WHAT THE TASK ASKS.
Copy each line of the data below exactly, leaving out pictures.

SOURCE DATA.
# # # # # # #

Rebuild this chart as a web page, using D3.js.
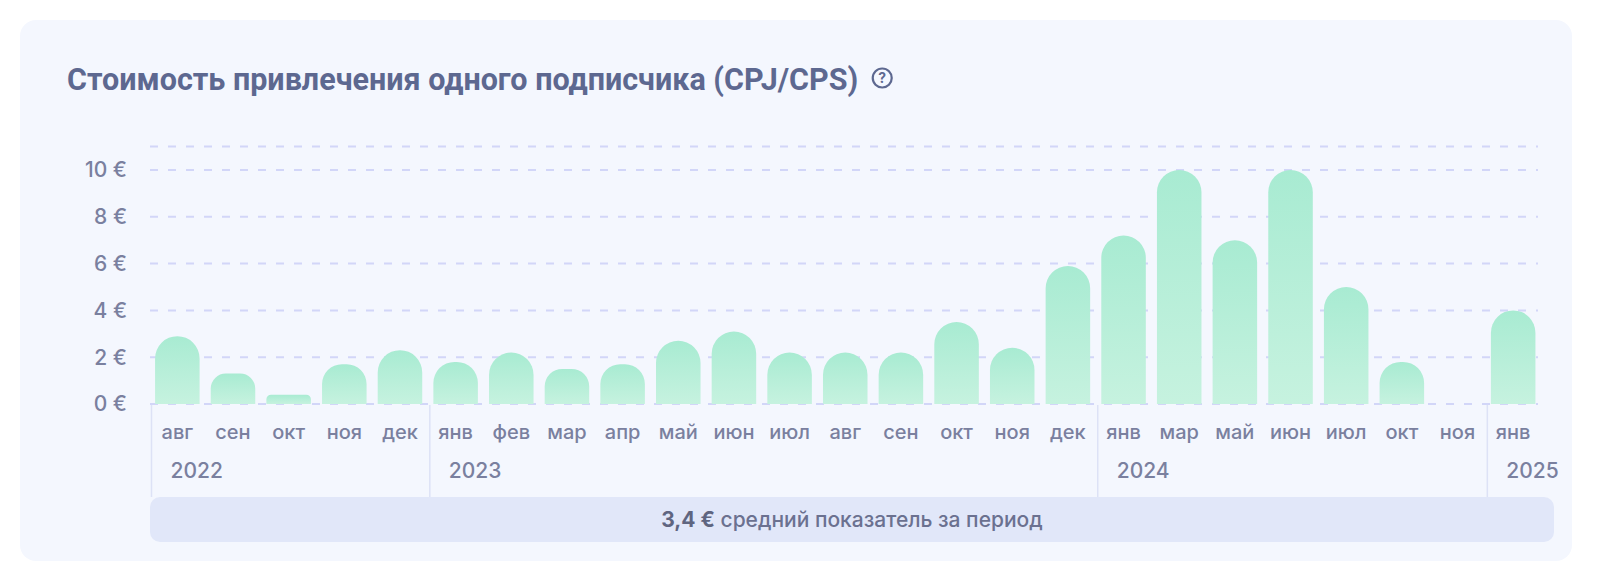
<!DOCTYPE html>
<html>
<head>
<meta charset="utf-8">
<script src="https://cdn.jsdelivr.net/npm/d3@7"></script>
<style>
  html, body { margin: 0; padding: 0; background: #ffffff; }
  #chart { width: 1600px; height: 576px; }
</style>
</head>
<body>
<div id="chart"></div>
<script>
// month labels, the year each one belongs to, and the CPJ/CPS value in euros
const months = ["авг", "сен", "окт", "ноя", "дек",
  "янв", "фев", "мар", "апр", "май", "июн", "июл", "авг", "сен", "окт", "ноя", "дек",
  "янв", "мар", "май", "июн", "июл", "окт", "ноя",
  "янв"];
const years = ["2022", "2022", "2022", "2022", "2022",
  "2023", "2023", "2023", "2023", "2023", "2023", "2023", "2023", "2023", "2023", "2023", "2023",
  "2024", "2024", "2024", "2024", "2024", "2024", "2024",
  "2025"];
const values = [2.9, 1.3, 0.4, 1.7, 2.3,
  1.8, 2.2, 1.5, 1.7, 2.7, 3.1, 2.2, 2.2, 2.2, 3.5, 2.4, 5.9,
  7.2, 10.0, 7.0, 10.0, 5.0, 1.8, 0,
  4.0];
const yTicks = [0, 2, 4, 6, 8, 10];
const yMax = 11;

const title = "Стоимость привлечения одного подписчика (CPJ/CPS)";
const avgLabel = "средний показатель за период";

const width = 1600;
const height = 576;
const font = "Inter, 'Open Sans', sans-serif";
const textColor = "#7a809f";

const data = months.map((m, i) => ({ i, month: m, year: years[i], value: values[i] }));

const svg = d3.select("#chart")
  .append("svg")
  .attr("width", width)
  .attr("height", height);

const defs = svg.append("defs");
const grad = defs.append("linearGradient")
  .attr("id", "barGrad")
  .attr("x1", 0).attr("y1", 0)
  .attr("x2", 0).attr("y2", 1);
grad.append("stop").attr("offset", "0%").attr("stop-color", "#a8ebd2");
grad.append("stop").attr("offset", "100%").attr("stop-color", "#c6f2df");

// card
svg.append("rect")
  .attr("x", 20)
  .attr("y", 20)
  .attr("width", 1552)
  .attr("height", 541)
  .attr("rx", 16)
  .attr("fill", "#f4f7fe");

// title + help icon
const titleText = svg.append("text")
  .attr("x", 67)
  .attr("y", 90)
  .attr("font-family", "Roboto, sans-serif")
  .attr("font-size", "30.5px")
  .attr("font-weight", "700")
  .attr("fill", "#5d6890")
  .text(title);

const tw = titleText.node().getComputedTextLength();
const help = svg.append("g")
  .attr("transform", "translate(" + (67 + tw + 24) + ",78)");
help.append("circle")
  .attr("r", 9.5)
  .attr("fill", "none")
  .attr("stroke", "#5d6890")
  .attr("stroke-width", 2.2);
help.append("text")
  .attr("y", 5)
  .attr("text-anchor", "middle")
  .attr("font-family", font)
  .attr("font-size", "14px")
  .attr("font-weight", "700")
  .attr("fill", "#5d6890")
  .text("?");

const x = d3.scaleBand()
  .domain(data.map(d => d.i))
  .range([149.5, 1541])
  .paddingInner(0.2)
  .paddingOuter(0.1);

const y = d3.scaleLinear()
  .domain([0, yMax])
  .range([404, 146.6]);

const step = x.step();
const bw = x.bandwidth();
const gap = (step - bw) / 2;

// dashed grid
svg.append("g")
  .selectAll("line")
  .data(yTicks.concat([yMax]))
  .join("line")
  .attr("x1", 150)
  .attr("x2", 1538)
  .attr("y1", d => y(d))
  .attr("y2", d => y(d))
  .attr("stroke", "#d2d6f8")
  .attr("stroke-width", 2)
  .attr("stroke-dasharray", "8,10");

// y labels
svg.append("g")
  .selectAll("text")
  .data(yTicks)
  .join("text")
  .attr("x", 127)
  .attr("y", d => y(d))
  .attr("dy", "0.35em")
  .attr("text-anchor", "end")
  .attr("font-family", font)
  .attr("font-size", "21px")
  .attr("font-weight", "500")
  .attr("fill", textColor)
  .text(d => d + " €");

// bars with rounded tops
function barPath(d) {
  const x0 = x(d.i);
  const y0 = y(0);
  const yt = y(d.value);
  const h = y0 - yt;
  if (h <= 0) return null;
  const r = Math.min(bw / 2, h / 2);
  return "M" + x0 + "," + y0 +
    "V" + (yt + r) +
    "A" + r + "," + r + " 0 0 1 " + (x0 + r) + "," + yt +
    "H" + (x0 + bw - r) +
    "A" + r + "," + r + " 0 0 1 " + (x0 + bw) + "," + (yt + r) +
    "V" + y0 + "Z";
}

svg.append("g")
  .selectAll("path")
  .data(data.filter(d => d.value > 0))
  .join("path")
  .attr("d", barPath)
  .attr("fill", "url(#barGrad)");

// month labels
svg.append("g")
  .selectAll("text")
  .data(data)
  .join("text")
  .attr("x", d => x(d.i) + bw / 2)
  .attr("y", 439)
  .attr("text-anchor", "middle")
  .attr("font-family", font)
  .attr("font-size", "20px")
  .attr("font-weight", "500")
  .attr("fill", textColor)
  .text(d => d.month);

// year groups: separator at the first month of each year + year label
const yearStarts = data.filter((d, i) => i === 0 || d.year !== data[i - 1].year);

svg.append("g")
  .selectAll("line")
  .data(yearStarts)
  .join("line")
  .attr("x1", d => x(d.i) - gap + 2)
  .attr("x2", d => x(d.i) - gap + 2)
  .attr("y1", 405)
  .attr("y2", 497)
  .attr("stroke", "#dde2f6")
  .attr("stroke-width", 1.5);

svg.append("g")
  .selectAll("text")
  .data(yearStarts)
  .join("text")
  .attr("x", d => x(d.i) - gap + 21)
  .attr("y", 478)
  .attr("font-family", font)
  .attr("font-size", "21px")
  .attr("font-weight", "500")
  .attr("fill", textColor)
  .text(d => d.year);

// average band
const avg = d3.mean(values);
svg.append("rect")
  .attr("x", 150)
  .attr("y", 497)
  .attr("width", 1404)
  .attr("height", 45)
  .attr("rx", 10)
  .attr("fill", "#e1e7f9");

const avgText = svg.append("text")
  .attr("x", 852)
  .attr("y", 527)
  .attr("text-anchor", "middle")
  .attr("font-family", font)
  .attr("font-size", "21px")
  .attr("font-weight", "500")
  .attr("fill", "#6b7190");
avgText.append("tspan")
  .attr("font-weight", "700")
  .attr("fill", "#5f6580")
  .text(avg.toFixed(1).replace(".", ",") + " €");
avgText.append("tspan")
  .text(" " + avgLabel);
</script>
</body>
</html>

# # # # # # #

FINAL RESULT.
Rebuild this chart as a web page, using D3.js.
<!DOCTYPE html>
<html>
<head>
<meta charset="utf-8">
<script src="https://cdn.jsdelivr.net/npm/d3@7"></script>
<style>
  html, body { margin: 0; padding: 0; background: #ffffff; }
  #chart { width: 1600px; height: 576px; }
</style>
</head>
<body>
<div id="chart"></div>
<script>
// month labels, the year each one belongs to, and the CPJ/CPS value in euros
const months = ["авг", "сен", "окт", "ноя", "дек",
  "янв", "фев", "мар", "апр", "май", "июн", "июл", "авг", "сен", "окт", "ноя", "дек",
  "янв", "мар", "май", "июн", "июл", "окт", "ноя",
  "янв"];
const years = ["2022", "2022", "2022", "2022", "2022",
  "2023", "2023", "2023", "2023", "2023", "2023", "2023", "2023", "2023", "2023", "2023", "2023",
  "2024", "2024", "2024", "2024", "2024", "2024", "2024",
  "2025"];
const values = [2.9, 1.3, 0.4, 1.7, 2.3,
  1.8, 2.2, 1.5, 1.7, 2.7, 3.1, 2.2, 2.2, 2.2, 3.5, 2.4, 5.9,
  7.2, 10.0, 7.0, 10.0, 5.0, 1.8, 0,
  4.0];
const yTicks = [0, 2, 4, 6, 8, 10];
const yMax = 11;

const title = "Стоимость привлечения одного подписчика (CPJ/CPS)";
const avgLabel = "средний показатель за период";

const width = 1600;
const height = 576;
const font = "Inter, 'Open Sans', sans-serif";
const textColor = "#7a809f";

const data = months.map((m, i) => ({ i, month: m, year: years[i], value: values[i] }));

const svg = d3.select("#chart")
  .append("svg")
  .attr("width", width)
  .attr("height", height);

const defs = svg.append("defs");
const grad = defs.append("linearGradient")
  .attr("id", "barGrad")
  .attr("x1", 0).attr("y1", 0)
  .attr("x2", 0).attr("y2", 1);
grad.append("stop").attr("offset", "0%").attr("stop-color", "#a8ebd2");
grad.append("stop").attr("offset", "100%").attr("stop-color", "#c6f2df");

// card
svg.append("rect")
  .attr("x", 20)
  .attr("y", 20)
  .attr("width", 1552)
  .attr("height", 541)
  .attr("rx", 16)
  .attr("fill", "#f4f7fe");

// title + help icon
const titleText = svg.append("text")
  .attr("x", 67)
  .attr("y", 90)
  .attr("font-family", "Roboto, sans-serif")
  .attr("font-size", "30.5px")
  .attr("font-weight", "700")
  .attr("fill", "#5d6890")
  .text(title);

const tw = titleText.node().getComputedTextLength();
const help = svg.append("g")
  .attr("transform", "translate(" + (67 + tw + 24) + ",78)");
help.append("circle")
  .attr("r", 9.5)
  .attr("fill", "none")
  .attr("stroke", "#5d6890")
  .attr("stroke-width", 2.2);
help.append("text")
  .attr("y", 5)
  .attr("text-anchor", "middle")
  .attr("font-family", font)
  .attr("font-size", "14px")
  .attr("font-weight", "700")
  .attr("fill", "#5d6890")
  .text("?");

const x = d3.scaleBand()
  .domain(data.map(d => d.i))
  .range([149.5, 1541])
  .paddingInner(0.2)
  .paddingOuter(0.1);

const y = d3.scaleLinear()
  .domain([0, yMax])
  .range([404, 146.6]);

const step = x.step();
const bw = x.bandwidth();
const gap = (step - bw) / 2;

// dashed grid
svg.append("g")
  .selectAll("line")
  .data(yTicks.concat([yMax]))
  .join("line")
  .attr("x1", 150)
  .attr("x2", 1538)
  .attr("y1", d => y(d))
  .attr("y2", d => y(d))
  .attr("stroke", "#d2d6f8")
  .attr("stroke-width", 2)
  .attr("stroke-dasharray", "8,10");

// y labels
svg.append("g")
  .selectAll("text")
  .data(yTicks)
  .join("text")
  .attr("x", 127)
  .attr("y", d => y(d))
  .attr("dy", "0.35em")
  .attr("text-anchor", "end")
  .attr("font-family", font)
  .attr("font-size", "21px")
  .attr("font-weight", "500")
  .attr("fill", textColor)
  .text(d => d + " €");

// bars with rounded tops
function barPath(d) {
  const x0 = x(d.i);
  const y0 = y(0);
  const yt = y(d.value);
  const h = y0 - yt;
  if (h <= 0) return null;
  const r = Math.min(bw / 2, h / 2);
  return "M" + x0 + "," + y0 +
    "V" + (yt + r) +
    "A" + r + "," + r + " 0 0 1 " + (x0 + r) + "," + yt +
    "H" + (x0 + bw - r) +
    "A" + r + "," + r + " 0 0 1 " + (x0 + bw) + "," + (yt + r) +
    "V" + y0 + "Z";
}

svg.append("g")
  .selectAll("path")
  .data(data.filter(d => d.value > 0))
  .join("path")
  .attr("d", barPath)
  .attr("fill", "url(#barGrad)");

// month labels
svg.append("g")
  .selectAll("text")
  .data(data)
  .join("text")
  .attr("x", d => x(d.i) + bw / 2)
  .attr("y", 439)
  .attr("text-anchor", "middle")
  .attr("font-family", font)
  .attr("font-size", "20px")
  .attr("font-weight", "500")
  .attr("fill", textColor)
  .text(d => d.month);

// year groups: separator at the first month of each year + year label
const yearStarts = data.filter((d, i) => i === 0 || d.year !== data[i - 1].year);

svg.append("g")
  .selectAll("line")
  .data(yearStarts)
  .join("line")
  .attr("x1", d => x(d.i) - gap + 2)
  .attr("x2", d => x(d.i) - gap + 2)
  .attr("y1", 405)
  .attr("y2", 497)
  .attr("stroke", "#dde2f6")
  .attr("stroke-width", 1.5);

svg.append("g")
  .selectAll("text")
  .data(yearStarts)
  .join("text")
  .attr("x", d => x(d.i) - gap + 21)
  .attr("y", 478)
  .attr("font-family", font)
  .attr("font-size", "21px")
  .attr("font-weight", "500")
  .attr("fill", textColor)
  .text(d => d.year);

// average band
const avg = d3.mean(values);
svg.append("rect")
  .attr("x", 150)
  .attr("y", 497)
  .attr("width", 1404)
  .attr("height", 45)
  .attr("rx", 10)
  .attr("fill", "#e1e7f9");

const avgText = svg.append("text")
  .attr("x", 852)
  .attr("y", 527)
  .attr("text-anchor", "middle")
  .attr("font-family", font)
  .attr("font-size", "21px")
  .attr("font-weight", "500")
  .attr("fill", "#6b7190");
avgText.append("tspan")
  .attr("font-weight", "700")
  .attr("fill", "#5f6580")
  .text(avg.toFixed(1).replace(".", ",") + " €");
avgText.append("tspan")
  .text(" " + avgLabel);
</script>
</body>
</html>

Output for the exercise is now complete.